- Exercise requirements: Repeat the material verbatim. Images are excluded from the copy.

- Data provided:

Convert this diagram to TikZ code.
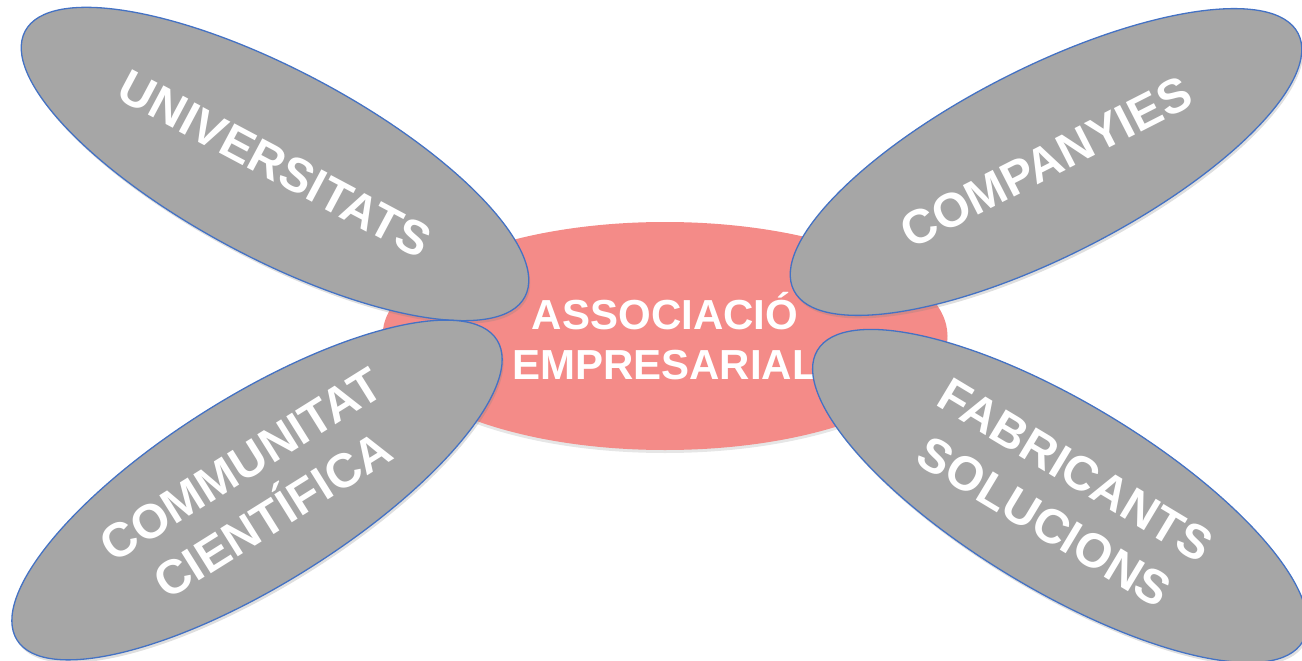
\documentclass[tikz,border=0pt]{standalone}
\usepackage{fontspec}
\setmainfont{Liberation Sans}
\usetikzlibrary{shapes.geometric,shadows}
\definecolor{petalgray}{RGB}{166,166,166}
\definecolor{petalblue}{RGB}{68,114,196}
\definecolor{corepink}{RGB}{244,139,136}
\tikzset{
  petal/.style={ellipse, draw=petalblue, line width=1.3pt, fill=petalgray,
    minimum width=566pt, minimum height=188pt, inner sep=0pt,
    text=white, font=\fontsize{48}{60}\selectfont\bfseries, align=center,
    drop shadow={opacity=0.25, shadow xshift=1.5pt, shadow yshift=-3pt}},
  core/.style={ellipse, fill=corepink, draw=none,
    minimum width=565pt, minimum height=228pt, inner sep=0pt,
    text=white, font=\fontsize{42}{50}\selectfont\bfseries, align=center,
    drop shadow={opacity=0.2, shadow xshift=0pt, shadow yshift=-3pt}}
}
\begin{document}
\begin{tikzpicture}[x=1pt,y=-1pt]
\useasboundingbox (0,0) rectangle (1302,661);
\node[core] (assoc) at (665,336) {ASSOCIACIÓ\\EMPRESARIAL};
\node[petal, rotate=-28] (univ) at (275,164) {UNIVERSITATS};
\node[petal, rotate=27] (comp) at (1046,162) {COMPANYIES};
\node[petal, rotate=32] (comm) at (257,490) {COMMUNITAT\\CIENTÍFICA};
\node[petal, rotate=-31] (fabr) at (1060,496) {FABRICANTS\\SOLUCIONS};
\end{tikzpicture}
\end{document}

- Final result:
Convert this diagram to TikZ code.
\documentclass[tikz,border=0pt]{standalone}
\usepackage{fontspec}
\setmainfont{Liberation Sans}
\usetikzlibrary{shapes.geometric,shadows}
\definecolor{petalgray}{RGB}{166,166,166}
\definecolor{petalblue}{RGB}{68,114,196}
\definecolor{corepink}{RGB}{244,139,136}
\tikzset{
  petal/.style={ellipse, draw=petalblue, line width=1.3pt, fill=petalgray,
    minimum width=566pt, minimum height=188pt, inner sep=0pt,
    text=white, font=\fontsize{48}{60}\selectfont\bfseries, align=center,
    drop shadow={opacity=0.25, shadow xshift=1.5pt, shadow yshift=-3pt}},
  core/.style={ellipse, fill=corepink, draw=none,
    minimum width=565pt, minimum height=228pt, inner sep=0pt,
    text=white, font=\fontsize{42}{50}\selectfont\bfseries, align=center,
    drop shadow={opacity=0.2, shadow xshift=0pt, shadow yshift=-3pt}}
}
\begin{document}
\begin{tikzpicture}[x=1pt,y=-1pt]
\useasboundingbox (0,0) rectangle (1302,661);
\node[core] (assoc) at (665,336) {ASSOCIACIÓ\\EMPRESARIAL};
\node[petal, rotate=-28] (univ) at (275,164) {UNIVERSITATS};
\node[petal, rotate=27] (comp) at (1046,162) {COMPANYIES};
\node[petal, rotate=32] (comm) at (257,490) {COMMUNITAT\\CIENTÍFICA};
\node[petal, rotate=-31] (fabr) at (1060,496) {FABRICANTS\\SOLUCIONS};
\end{tikzpicture}
\end{document}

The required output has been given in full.